**Extracted data:**
--- Start ---

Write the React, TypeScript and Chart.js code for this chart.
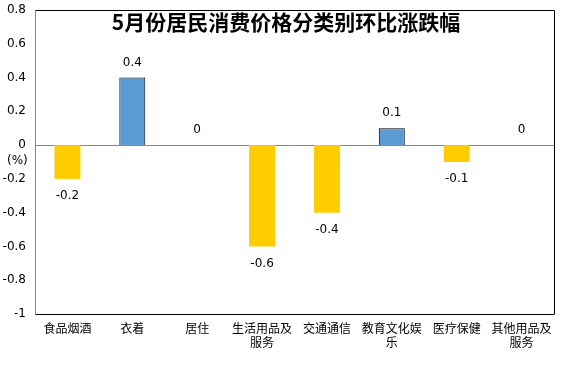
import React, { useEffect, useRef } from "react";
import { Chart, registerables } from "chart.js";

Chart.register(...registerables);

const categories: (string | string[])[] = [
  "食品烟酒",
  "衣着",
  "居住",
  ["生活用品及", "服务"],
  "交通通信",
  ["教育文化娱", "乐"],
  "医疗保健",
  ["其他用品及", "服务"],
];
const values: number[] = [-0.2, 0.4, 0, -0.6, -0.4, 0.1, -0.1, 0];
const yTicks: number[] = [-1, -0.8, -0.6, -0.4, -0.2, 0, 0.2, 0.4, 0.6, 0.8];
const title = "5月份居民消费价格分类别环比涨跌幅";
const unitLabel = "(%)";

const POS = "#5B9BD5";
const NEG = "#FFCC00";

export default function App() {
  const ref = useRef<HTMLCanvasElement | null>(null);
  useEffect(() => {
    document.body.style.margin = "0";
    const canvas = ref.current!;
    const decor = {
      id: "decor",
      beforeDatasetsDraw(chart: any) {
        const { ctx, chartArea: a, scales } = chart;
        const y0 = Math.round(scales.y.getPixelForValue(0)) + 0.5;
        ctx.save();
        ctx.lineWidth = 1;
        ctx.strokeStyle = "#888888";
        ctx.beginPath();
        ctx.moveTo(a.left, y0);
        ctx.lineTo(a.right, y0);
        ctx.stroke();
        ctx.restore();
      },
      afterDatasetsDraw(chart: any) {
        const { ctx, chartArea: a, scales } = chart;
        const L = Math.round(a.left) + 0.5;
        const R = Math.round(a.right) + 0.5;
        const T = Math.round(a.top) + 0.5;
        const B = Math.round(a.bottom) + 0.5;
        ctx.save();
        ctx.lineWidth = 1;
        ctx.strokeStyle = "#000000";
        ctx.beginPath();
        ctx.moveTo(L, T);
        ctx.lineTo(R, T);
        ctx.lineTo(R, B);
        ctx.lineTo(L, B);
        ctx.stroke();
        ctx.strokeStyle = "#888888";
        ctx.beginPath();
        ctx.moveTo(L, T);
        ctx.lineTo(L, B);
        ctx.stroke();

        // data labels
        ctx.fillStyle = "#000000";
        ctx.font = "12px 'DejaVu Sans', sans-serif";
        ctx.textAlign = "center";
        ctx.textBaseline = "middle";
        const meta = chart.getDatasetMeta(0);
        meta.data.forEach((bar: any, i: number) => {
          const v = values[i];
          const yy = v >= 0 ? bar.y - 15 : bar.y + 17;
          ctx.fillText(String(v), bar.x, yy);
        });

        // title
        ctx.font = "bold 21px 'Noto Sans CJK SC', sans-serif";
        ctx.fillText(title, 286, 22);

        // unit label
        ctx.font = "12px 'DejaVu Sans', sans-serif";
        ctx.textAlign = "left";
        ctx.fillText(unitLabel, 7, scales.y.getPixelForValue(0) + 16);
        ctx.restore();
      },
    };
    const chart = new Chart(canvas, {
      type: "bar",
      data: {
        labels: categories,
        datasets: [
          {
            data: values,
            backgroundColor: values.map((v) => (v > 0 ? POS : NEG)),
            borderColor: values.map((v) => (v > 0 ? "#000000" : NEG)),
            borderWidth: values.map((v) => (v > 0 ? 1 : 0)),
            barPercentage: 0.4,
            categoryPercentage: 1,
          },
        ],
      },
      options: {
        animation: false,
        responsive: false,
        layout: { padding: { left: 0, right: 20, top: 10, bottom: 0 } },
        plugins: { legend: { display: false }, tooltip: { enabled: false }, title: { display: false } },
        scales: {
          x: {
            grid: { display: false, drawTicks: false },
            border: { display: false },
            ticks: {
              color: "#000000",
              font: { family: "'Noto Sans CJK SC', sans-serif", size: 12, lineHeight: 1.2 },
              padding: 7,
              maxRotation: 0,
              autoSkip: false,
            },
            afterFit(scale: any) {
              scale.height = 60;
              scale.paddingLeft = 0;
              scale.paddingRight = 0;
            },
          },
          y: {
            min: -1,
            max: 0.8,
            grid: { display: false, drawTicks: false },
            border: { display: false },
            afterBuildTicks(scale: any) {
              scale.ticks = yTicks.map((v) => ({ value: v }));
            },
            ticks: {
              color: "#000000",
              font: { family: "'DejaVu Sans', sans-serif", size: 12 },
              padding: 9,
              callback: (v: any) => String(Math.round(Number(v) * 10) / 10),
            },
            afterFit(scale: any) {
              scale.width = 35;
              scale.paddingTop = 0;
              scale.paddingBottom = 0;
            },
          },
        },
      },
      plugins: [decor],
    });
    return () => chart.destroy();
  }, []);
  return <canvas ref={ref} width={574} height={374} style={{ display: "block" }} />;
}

--- End ---
--- Start ---

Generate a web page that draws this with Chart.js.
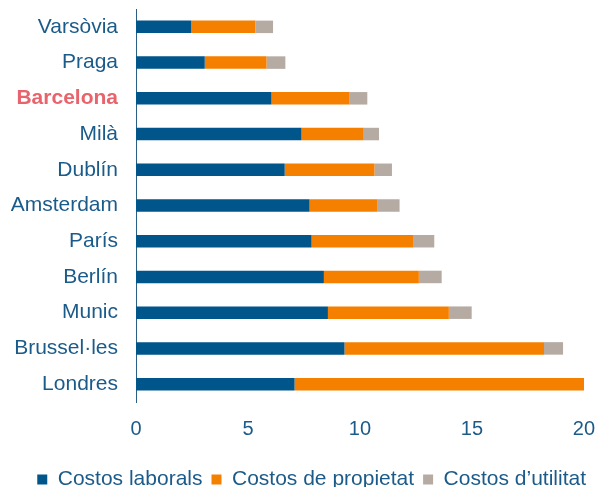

--- End ---

**Stated goal:**
Look above for lines with the word "React" and copy them all.

**Task answer:**
Write the React, TypeScript and Chart.js code for this chart.
import React, { useEffect, useRef } from "react";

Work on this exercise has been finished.